En 2013, Bernard Joan a choisi de s’installer sur l’exploitation familiale. Alors âgé de 41 ans, il exerce le métier de professeur de mathématiques, mais baigne dans le milieu agricole depuis toujours : « En 1986, mon père et mon oncle ont fusionné leurs structures, l’équivalent de trois petites exploitations, pour créer un Gaec d’une surface agricole de 80 hectares qui n’a pas changé depuis. Mes deux frères aînés ont rejoint le groupement à ce moment-là. J’ai pris une autre orientation professionnelle, entre autres parce qu’il n’était pas possible d’intégrer une personne supplémentaire. Mais je venais souvent les aider. »

Lorsque la possibilité de s’installer comme agriculteur survient, le choix s’avère difficile : « J’adorais mon rôle d’enseignant. Mais avec le recul, je conclus que l’agriculture est bien ce que j’ai toujours voulu faire. » Avec son installation comme double actif jusqu’à 2020, le Gaec passe en EARL.

Arrêt des bovins laitiers

L’exploitation possédait un troupeau bovin laitier produisant 350 000 litres par an. À partir de 2016, les exploitants s’entendent avec quatre autres éleveurs et se spécialisent dans l’atelier des génisses : « On s’occupait d’élever les jeunes de moins de six semaines jusqu’au vêlage. C’était économiquement intéressant tout en résolvant des problèmes de main-d’œuvre. » Malgré cela, la baisse des marges s’amplifiant, le Gaec arrête les bovins en 2021. Les dernières vaches sont vendues en 2022.

Depuis, l’activité s’est reconcentrée sur les cultures de maïs grain et de maïs doux non-irriguées. Le grain est livré à la coopérative Euralis. Le maïs doux est cultivé sous contrat avec la Seretram (usine à Labatut dans les Landes). « Sur nos terres noires, les rendements vont jusqu’à 140 q/ha. Mais la moitié de nos parcelles sont plutôt argileuses, avec des rendements de 90 q/ha. Les revenus fluctuent au bon vouloir du climat comme du marché », précise Bernard Joan.

Les deux frères cherchent alors à retrouver une assise financière capable de générer des revenus réguliers.
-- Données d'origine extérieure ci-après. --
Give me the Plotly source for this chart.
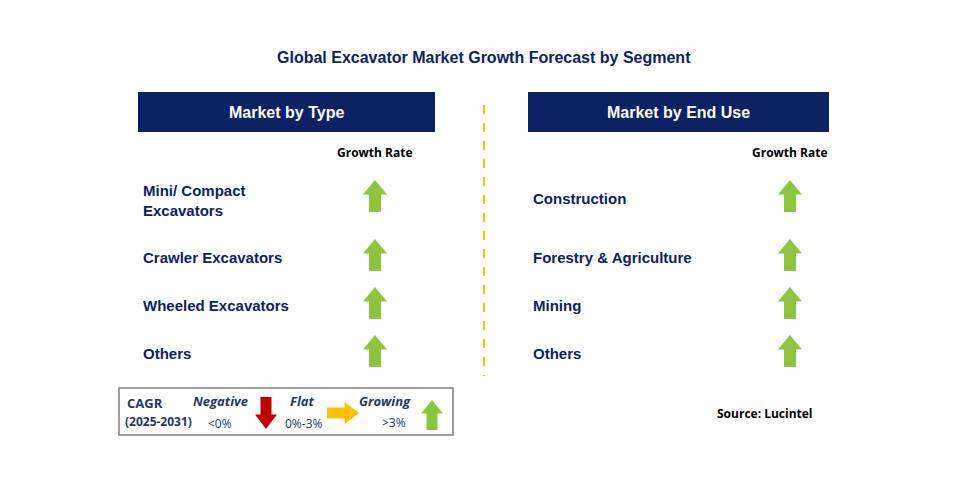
import plotly.graph_objects as go

title = "Global Excavator Market Growth Forecast by Segment"
panel_titles = ["Market by Type", "Market by End Use"]
type_labels = ["Mini/ Compact<br>Excavators", "Crawler Excavators", "Wheeled Excavators", "Others"]
enduse_labels = ["Construction", "Forestry & Agriculture", "Mining", "Others"]
type_growth = ["up", "up", "up", "up"]
enduse_growth = ["up", "up", "up", "up"]
row_y = [196, 255, 303, 351]

NAVY = "#0d2262"
GREEN = "#8cc63f"
RED = "#c00000"
AMBER = "#ffc000"

fig = go.Figure()
shapes = []
ann = []


def arrow(cx, cy, direction, color, w=24, h=32):
    hw, sw = w / 2, w / 4
    hh = h * 0.45
    if direction == "up":
        p = (f"M{cx-sw},{cy+h/2} L{cx+sw},{cy+h/2} L{cx+sw},{cy-h/2+hh} L{cx+hw},{cy-h/2+hh} "
             f"L{cx},{cy-h/2} L{cx-hw},{cy-h/2+hh} L{cx-sw},{cy-h/2+hh} Z")
    elif direction == "down":
        p = (f"M{cx-sw},{cy-h/2} L{cx+sw},{cy-h/2} L{cx+sw},{cy+h/2-hh} L{cx+hw},{cy+h/2-hh} "
             f"L{cx},{cy+h/2} L{cx-hw},{cy+h/2-hh} L{cx-sw},{cy+h/2-hh} Z")
    else:  # right
        p = (f"M{cx-h/2},{cy-sw} L{cx-h/2+h-hh},{cy-sw} L{cx-h/2+h-hh},{cy-hw} L{cx+h/2},{cy} "
             f"L{cx-h/2+h-hh},{cy+hw} L{cx-h/2+h-hh},{cy+sw} L{cx-h/2},{cy+sw} Z")
    shapes.append(dict(type="path", path=p, fillcolor=color, line=dict(width=0), xref="x", yref="y"))


def text(x, y, s, size=14, color=NAVY, bold=True, anchor="left", italic=False, family="Liberation Sans, Arial"):
    if bold:
        s = f"<b>{s}</b>"
    if italic:
        s = f"<i>{s}</i>"
    ann.append(dict(x=x, y=y, xref="x", yref="y", text=s, showarrow=False, xanchor=anchor,
                    align=anchor if anchor != "center" else "center",
                    yanchor="middle", font=dict(size=size, color=color, family=family)))


text(484, 57, title, size=16, anchor="center")

panels = [(138, 435, 375, type_labels, type_growth), (528, 829, 790, enduse_labels, enduse_growth)]
for (x0, x1, ax, labels, growth), pt in zip(panels, panel_titles):
    shapes.append(dict(type="rect", x0=x0, x1=x1, y0=92, y1=132, fillcolor=NAVY, line=dict(width=0)))
    text((x0 + x1) / 2, 112, pt, size=16, color="white", anchor="center")
    text(ax, 152, "Growth Rate", size=12, color="black", anchor="center", family="Open Sans, Arial")
    for lab, g, y in zip(labels, growth, row_y):
        text(x0 + 3, y + (4 if "<br>" in lab else 2), lab, size=15)
        arrow(ax, y, g, GREEN)

shapes.append(dict(type="line", x0=484, x1=484, y0=105, y1=376,
                   line=dict(color=AMBER, width=2, dash="dash")))

# legend box
shapes.append(dict(type="rect", x0=119, x1=453, y0=388, y1=435, line=dict(color="#808080", width=1.5)))
lf = "Open Sans, Arial"
text(125, 403, "CAGR", size=13, color="#1f3864", family=lf)
text(123, 421, "(2025-2031)", size=12, color="#1f3864", family=lf)
text(220, 401, "Negative", size=13, color="#1f3864", anchor="center", italic=True, family=lf)
text(220, 423, "&lt;0%", size=12, color="#1f3864", bold=False, anchor="center", family=lf)
arrow(266, 413, "down", RED, w=22, h=32)
text(302, 401, "Flat", size=13, color="#1f3864", anchor="center", italic=True, family=lf)
text(304, 423, "0%-3%", size=12, color="#1f3864", bold=False, anchor="center", family=lf)
arrow(343, 413, "right", AMBER, w=22, h=32)
text(385, 401, "Growing", size=13, color="#1f3864", anchor="center", italic=True, family=lf)
text(394, 422, "&gt;3%", size=12, color="#1f3864", bold=False, anchor="center", family=lf)
arrow(432, 415, "up", GREEN, w=22, h=30)

text(765, 413, "Source: Lucintel", size=12, color="black", anchor="center", family=lf)

fig.update_layout(
    width=957, height=483, margin=dict(l=0, r=0, t=0, b=0),
    paper_bgcolor="white", plot_bgcolor="white", showlegend=False,
    xaxis=dict(range=[8, 965], visible=False, fixedrange=True),
    yaxis=dict(range=[491, 8], visible=False, fixedrange=True),
    shapes=shapes, annotations=ann,
)
fig.write_html("out.html")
Ils ont opté pour l’installation d’une centrale photovoltaïque sur un bâtiment de stockage existant : 1 100 m² de toiture qu’il a fallu désamianter et renforcer par endroits. L’installation, en fonctionnement depuis novembre 2023, produit l’équivalent des besoins annuels en électricité de 400 foyers.

Pour générer des revenus réguliers, une première centrale photovoltaïque a été installée sur un bâtiment existant. (©  Hélène Quenin)

« Pour monter le projet, nous avons été accompagnés par Eurasolis, filiale de notre coopérative spécialisée dans le photovoltaïsme, indique l’agriculteur. Aujourd’hui, nous imaginons d’autres projets dans l’agrivoltaïsme. » L’étude porte une surface de l’ordre de 17 hectares, incluant un ou deux bâtiments neufs (sans doute des bergeries) et des ombrières sur prairies. « Un challenge que nous aimerions concrétiser d’ici à trois ans. »

15 ans et passionné

Trois années, c’est le temps qu’il faudra à Mathis Delecourt pour être majeur, obtenir son BPREA, s’installer agriculteur et intégrer l’EARL. En contrat d’apprentissage, il passe une ou deux semaines par mois à l’école, le reste sur l’exploitation. Le jeune homme de 15 ans est déterminé à faire sa place dans l’élevage ovin, viande et lait : « Je ne suis pas issu du milieu agricole, mais l’élevage me passionne. J’ai commencé par six brebis de race Ouessant. Lors de l’hiver 2022-2023, j’ai acquis une vingtaine de brebis de race berrichonne et un bélier. »

Mathis Delecourt a depuis toujours la fibre de l’élevage ovin. Il développe son premier troupeau et conduit désormais une centaine de brebis. (©  Hélène Quenin)

Bernard Joan lui a tendu la main à ce moment-là : « Il habite le village, donc je l’ai vu évoluer. Je lui ai d’abord prêté un bout de pâture, puis je lui ai proposé un bâtiment pour mettre ses brebis à l’abri et lui permettre d’augmenter son troupeau. Puis nous l’avons pris en alternance sur l’exploitation. »

L’adolescent a fait ses premiers agnelages en octobre 2023 et conduit désormais une centaine de bêtes. Il vise une soixantaine de naissances pour cet automne et développe sa clientèle. L’alternance se passe au mieux : « Il est d’une aide précieuse. Je le trouve passionné et optimiste », résume Bernard Joan, qui ne tarit pas d’éloges sur son protégé.